| EXERCISE PROMPT |
Your task is to count the lines of the entries below that include the word "LaTeX" and to give only the resulting number.

| Records with drawing code |
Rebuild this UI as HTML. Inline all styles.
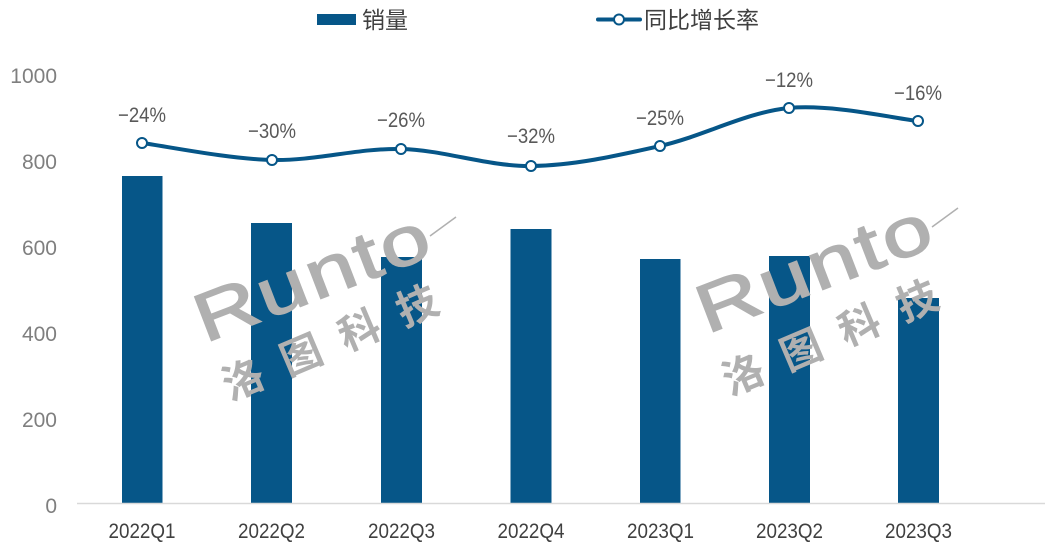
<!DOCTYPE html>
<html>
<head>
<meta charset="utf-8">
<style>
html,body{margin:0;padding:0;background:#fff;}
svg{display:block;}
</style>
</head>
<body>
<svg width="1045" height="553" viewBox="0 0 1045 553" xmlns="http://www.w3.org/2000/svg">
<rect width="1045" height="553" fill="#fff"/>

<!-- Legend -->
<rect x="317" y="14" width="39" height="11" fill="#065688"/>
<text x="362" y="28" font-family="'Liberation Sans','Noto Sans CJK SC',sans-serif" font-size="23" fill="#404040">销量</text>
<line x1="598" y1="19.5" x2="640" y2="19.5" stroke="#065688" stroke-width="4" stroke-linecap="round"/>
<circle cx="619" cy="19.5" r="5" fill="#fff" stroke="#065688" stroke-width="2"/>
<text x="644" y="28" font-family="'Liberation Sans','Noto Sans CJK SC',sans-serif" font-size="23" fill="#404040">同比增长率</text>

<!-- Y axis labels -->
<g font-family="'Liberation Sans',sans-serif" font-size="21" fill="#7f7f7f" text-anchor="end">
<text x="57" y="83">1000</text>
<text x="57" y="169">800</text>
<text x="57" y="255">600</text>
<text x="57" y="341">400</text>
<text x="57" y="427">200</text>
<text x="57" y="513">0</text>
</g>

<!-- Bars -->
<g fill="#065688">
<rect x="122" y="176" width="40.5" height="327"/>
<rect x="251" y="223" width="41" height="280"/>
<rect x="381" y="257" width="41" height="246"/>
<rect x="510.5" y="229" width="41" height="274"/>
<rect x="640" y="259" width="40.5" height="244"/>
<rect x="769" y="256" width="41" height="247"/>
<rect x="898" y="298" width="41" height="205"/>
</g>

<!-- X axis -->
<line x1="77" y1="503.5" x2="1045" y2="503.5" stroke="#d9d9d9" stroke-width="1.5"/>
<g font-family="'Liberation Sans',sans-serif" font-size="21" fill="#404040" text-anchor="middle">
<text x="142" y="538" textLength="67" lengthAdjust="spacingAndGlyphs">2022Q1</text>
<text x="271.5" y="538" textLength="67" lengthAdjust="spacingAndGlyphs">2022Q2</text>
<text x="401.5" y="538" textLength="67" lengthAdjust="spacingAndGlyphs">2022Q3</text>
<text x="531" y="538" textLength="67" lengthAdjust="spacingAndGlyphs">2022Q4</text>
<text x="660.5" y="538" textLength="67" lengthAdjust="spacingAndGlyphs">2023Q1</text>
<text x="789.5" y="538" textLength="67" lengthAdjust="spacingAndGlyphs">2023Q2</text>
<text x="918.5" y="538" textLength="67" lengthAdjust="spacingAndGlyphs">2023Q3</text>
</g>

<!-- Watermarks -->
<g fill="#b0b0b0">
  <g transform="translate(205,343) rotate(-21)">
    <text x="0" y="0" font-family="'Liberation Sans',sans-serif" font-size="68" transform="scale(1.3,1)" stroke="#b0b0b0" stroke-width="1.5" letter-spacing="2">Runto</text>
  </g>
  <line x1="430" y1="236" x2="456" y2="217" stroke="#b0b0b0" stroke-width="1.5"/>
  <g transform="translate(230,401) rotate(-23)">
    <text x="0" y="0" font-family="'Noto Sans CJK SC',sans-serif" font-weight="bold" font-size="41" letter-spacing="22">洛图科技</text>
  </g>
</g>
<g fill="#b0b0b0" transform="translate(502,-9)">
  <g transform="translate(205,343) rotate(-21)">
    <text x="0" y="0" font-family="'Liberation Sans',sans-serif" font-size="68" transform="scale(1.3,1)" stroke="#b0b0b0" stroke-width="1.5" letter-spacing="2">Runto</text>
  </g>
  <line x1="430" y1="236" x2="456" y2="217" stroke="#b0b0b0" stroke-width="1.5"/>
  <g transform="translate(228,405) rotate(-23)">
    <text x="0" y="0" font-family="'Noto Sans CJK SC',sans-serif" font-weight="bold" font-size="41" letter-spacing="22">洛图科技</text>
  </g>
</g>

<!-- Line series -->
<path d="M142,143 C163.7,145.8 228.8,159 272,160 C315.2,161 357.8,148 401,149 C444.2,150 487.8,166.5 531,166 C574.2,165.5 617,155.7 660,146 C703,136.3 746,112.2 789,108 C832,103.8 896.5,118.8 918,121" fill="none" stroke="#065688" stroke-width="4" stroke-linecap="round"/>
<g fill="#fff" stroke="#065688" stroke-width="2">
<circle cx="142" cy="143" r="5"/>
<circle cx="272" cy="160" r="5"/>
<circle cx="401" cy="149" r="5"/>
<circle cx="531" cy="166" r="5"/>
<circle cx="660" cy="146" r="5"/>
<circle cx="789" cy="108" r="5"/>
<circle cx="918" cy="121" r="5"/>
</g>

<!-- Data labels -->
<g font-family="'Liberation Sans',sans-serif" font-size="21" fill="#595959" text-anchor="middle">
<text x="142" y="122" textLength="48" lengthAdjust="spacingAndGlyphs">−24%</text>
<text x="272" y="138" textLength="48" lengthAdjust="spacingAndGlyphs">−30%</text>
<text x="401" y="127" textLength="48" lengthAdjust="spacingAndGlyphs">−26%</text>
<text x="531" y="143" textLength="48" lengthAdjust="spacingAndGlyphs">−32%</text>
<text x="660" y="125" textLength="48" lengthAdjust="spacingAndGlyphs">−25%</text>
<text x="789" y="87" textLength="48" lengthAdjust="spacingAndGlyphs">−12%</text>
<text x="918" y="100" textLength="48" lengthAdjust="spacingAndGlyphs">−16%</text>
</g>
</svg>
</body>
</html>
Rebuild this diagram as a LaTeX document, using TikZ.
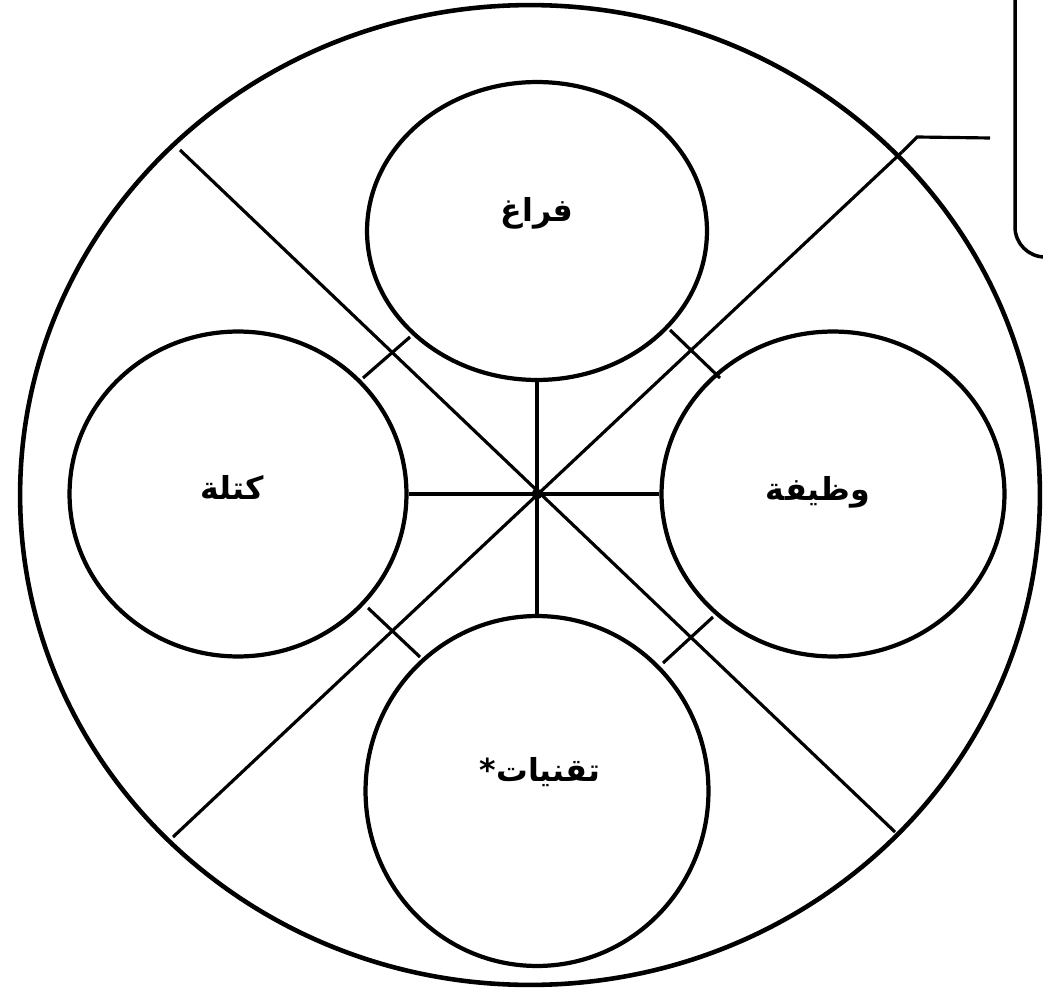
\documentclass[tikz,border=0pt]{standalone}
\usepackage{fontspec}
\usetikzlibrary{shapes.geometric}
\TeXXeTstate=1
\newfontfamily\arabicfont[Script=Arabic]{DejaVu Sans}
\tikzset{
  outer/.style={draw, ellipse, line width=2.6pt, inner sep=0pt},
  inner/.style={draw, ellipse, line width=2.4pt, inner sep=0pt, fill=white},
  conn/.style={line width=1.8pt},
  lbl/.style={font=\arabicfont\bfseries\fontsize{18}{22}\selectfont, inner sep=0pt},
}
\begin{document}
\begin{tikzpicture}[x=0.02cm, y=-0.02cm]
\useasboundingbox (0,0) rectangle (1043,989);
\clip (0,0) rectangle (1043,989);
\fill[white] (0,0) rectangle (1043,989);
% big circle
\node[outer, minimum width=20.4cm, minimum height=19.6cm] (big) at (530,495) {};
% diagonal end points on the big circle
\coordinate (d1) at (180,150);
\coordinate (d2) at (902,152);
\coordinate (d3) at (173,837);
\coordinate (d4) at (895,832);
\coordinate (c) at (537,494);
\draw[conn] (d1) -- (d4);
\draw[conn] (d2) -- (d3);
% inner circles
\node[inner, minimum width=6.8cm, minimum height=5.96cm] (top) at (537,231) {};
\node[inner, minimum width=6.74cm, minimum height=6.5cm] (left) at (238,494) {};
\node[inner, minimum width=6.86cm, minimum height=6.5cm] (right) at (833,494) {};
\node[inner, minimum width=6.86cm, minimum height=7.0cm] (bottom) at (537,791) {};
% spokes
\draw[conn] (c) -- (top.south);
\draw[conn] (c) -- (bottom.north);
\draw[conn] (c) -- (left.east);
\draw[conn] (c) -- (right.west);
\node[circle, fill, inner sep=0pt, minimum size=0.22cm] (dot) at (c) {};
% short links between neighbouring circles
\coordinate (tl1) at (363,378); \coordinate (tl2) at (410,337);
\coordinate (tr1) at (670,330); \coordinate (tr2) at (720,378);
\coordinate (bl1) at (368,608); \coordinate (bl2) at (420,657);
\coordinate (br1) at (663,663); \coordinate (br2) at (713,617);
\draw[conn] (tl1) -- (tl2);
\draw[conn] (tr1) -- (tr2);
\draw[conn] (bl1) -- (bl2);
\draw[conn] (br1) -- (br2);
% labels
\node[lbl] (t1) at (537,213) {\beginR فراغ\endR};
\node[lbl] (t2) at (232,487) {\beginR كتلة\endR};
\node[lbl] (t3) at (818,492) {\beginR وظيفة\endR};
\node[lbl] (t4) at (540,772) {\beginR تقنيات*\endR};
% leader and callout box
\coordinate (lb) at (917,137);
\coordinate (le) at (990,138);
\draw[conn] (d2) -- (lb) -- (le);
\draw[line width=2pt, rounded corners=0.6cm] (1015,-60) -- (1015,257) -- (1150,257);
\end{tikzpicture}
\end{document}
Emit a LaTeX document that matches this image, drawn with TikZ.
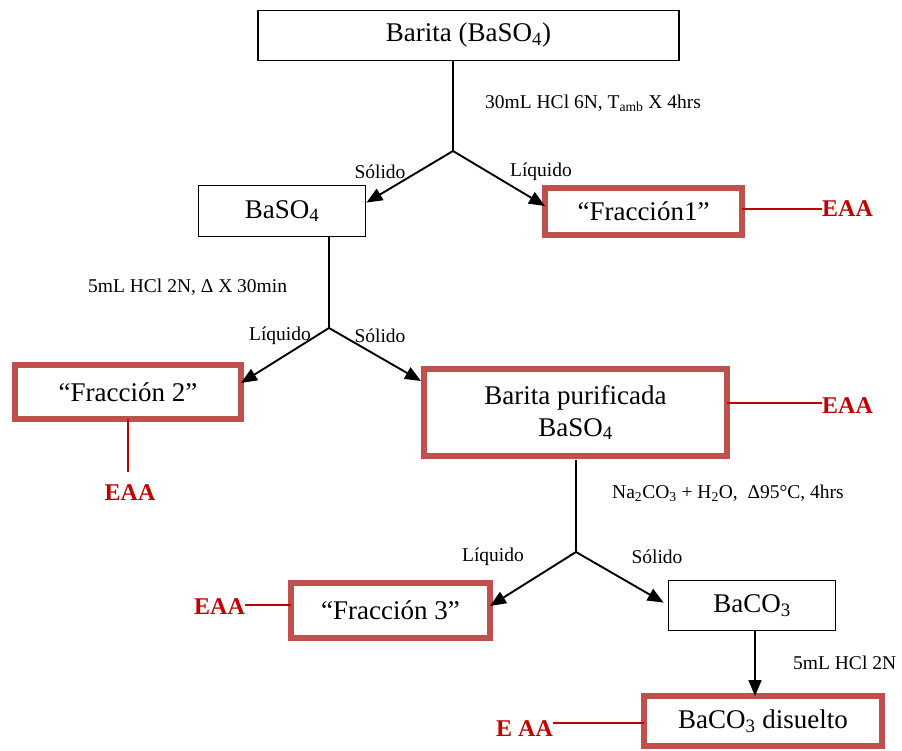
\documentclass[tikz,border=0pt]{standalone}
\usepackage{fontspec}
\setmainfont{Liberation Serif}
\usetikzlibrary{arrows.meta}
\definecolor{boxred}{RGB}{192,80,77}
\definecolor{eaared}{RGB}{192,0,0}
\begin{document}
\begin{tikzpicture}[x=1pt,y=-1pt,
  bigtxt/.style={font=\fontsize{27}{32}\selectfont},
  smalltxt/.style={font=\fontsize{19.5}{23}\selectfont, inner sep=0pt},
  blackbox/.style={draw=black, line width=1.8pt, bigtxt, inner sep=0pt, align=center},
  redbox/.style={draw=boxred, line width=6pt, bigtxt, inner sep=0pt, align=center, outer sep=0pt},
  flow/.style={draw=black, line width=1.9pt, -{Triangle[length=16pt,width=13pt]}},
  plainline/.style={draw=black, line width=1.9pt},
  eaaline/.style={draw=eaared, line width=1.4pt},
  eaatxt/.style={text=eaared, font=\fontsize{24}{27}\selectfont\bfseries, inner sep=0pt}
]
\useasboundingbox (0,0) rectangle (902,751);

% boxes
\node[blackbox, minimum width=421pt, minimum height=50pt] (barita) at (468.5,35.5) {Barita (BaSO\textsubscript{4})};
\node[blackbox, minimum width=167pt, minimum height=51pt] (baso4) at (282,211) {BaSO\textsubscript{4}};
\node[redbox, minimum width=197pt, minimum height=47pt] (f1) at (643.5,211.5) {“Fracción1”};
\node[redbox, minimum width=226pt, minimum height=54pt] (f2) at (128,392) {“Fracción 2”};
\node[redbox, minimum width=303pt, minimum height=87pt] (bp) at (575.5,412.5) {Barita purificada\\BaSO\textsubscript{4}};
\node[redbox, minimum width=199pt, minimum height=55pt] (f3) at (390.5,610.5) {“Fracción 3”};
\node[blackbox, minimum width=167pt, minimum height=50pt] (baco3) at (752,605.5) {BaCO\textsubscript{3}};
\node[redbox, minimum width=238pt, minimum height=50pt] (bd) at (763,721) {BaCO\textsubscript{3} disuelto};

% junctions
\coordinate (j1) at (453,151);
\coordinate (j2) at (329,328);
\coordinate (j3) at (576,552);
\coordinate (e2top) at (128,472);

% conditions
\node[smalltxt, anchor=west] (c1) at (485,103) {30mL HCl 6N, T\textsubscript{amb} X 4hrs};
\node[smalltxt, anchor=west] (c2) at (88,287) {5mL HCl 2N, Δ X 30min};
\node[smalltxt, anchor=west] (c3) at (612,493) {Na\textsubscript{2}CO\textsubscript{3} + H\textsubscript{2}O,\ \ Δ95°C, 4hrs};
\node[smalltxt, anchor=west] (c4) at (793,663) {5mL HCl 2N};

% branch labels
\node[smalltxt] (s1) at (380,172) {Sólido};
\node[smalltxt] (l1) at (541,172) {Líquido};
\node[smalltxt] (l2) at (280,336) {Líquido};
\node[smalltxt] (s2) at (380,336) {Sólido};
\node[smalltxt] (l3) at (493,557) {Líquido};
\node[smalltxt] (s3) at (657,557) {Sólido};

% connectors
\draw[plainline] (barita.south -| j1) -- (j1);
\draw[flow] (j1) -- ([yshift=-18pt]baso4.north east);
\draw[flow] (j1) -- ([yshift=-18pt]f1.north west);

\draw[plainline] (baso4.south -| j2) -- (j2);
\draw[flow] (j2) -- ([yshift=-18pt]f2.north east);
\draw[flow] (j2) -- ([xshift=-3pt,yshift=-12pt]bp.north west);

\draw[plainline] ([yshift=-4pt]bp.south -| j3) -- (j3);
\draw[flow] (j3) -- ([yshift=-23pt]f3.north east);
\draw[flow] (j3) -- ([xshift=-4pt,yshift=-23pt]baco3.north west);

\draw[flow] ([xshift=3pt]baco3.south) -- ([xshift=3pt]baco3.south |- bd.north);

% EAA
\node[eaatxt, anchor=west] (e1) at (822,209) {EAA};
\node[eaatxt] (e2) at (130,493) {EAA};
\node[eaatxt, anchor=west] (e3) at (822,406) {EAA};
\node[eaatxt, anchor=west] (e4) at (194,607) {EAA};
\node[eaatxt, anchor=west] (e5) at (496,729) {E AA};

\draw[eaaline] (e1.west -| f1.east) -- (e1.west);
\draw[eaaline] (f2.south) -- (e2top);
\draw[eaaline] ([yshift=3pt]e3.west -| bp.east) -- ([yshift=3pt]e3.west);
\draw[eaaline] ([yshift=2pt]e4.east) -- ([yshift=2pt]e4.east -| f3.west);
\draw[eaaline] ([yshift=6pt]e5.east) -- ([yshift=6pt]e5.east -| bd.west);
\end{tikzpicture}
\end{document}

| WRITTEN SOLUTION |
2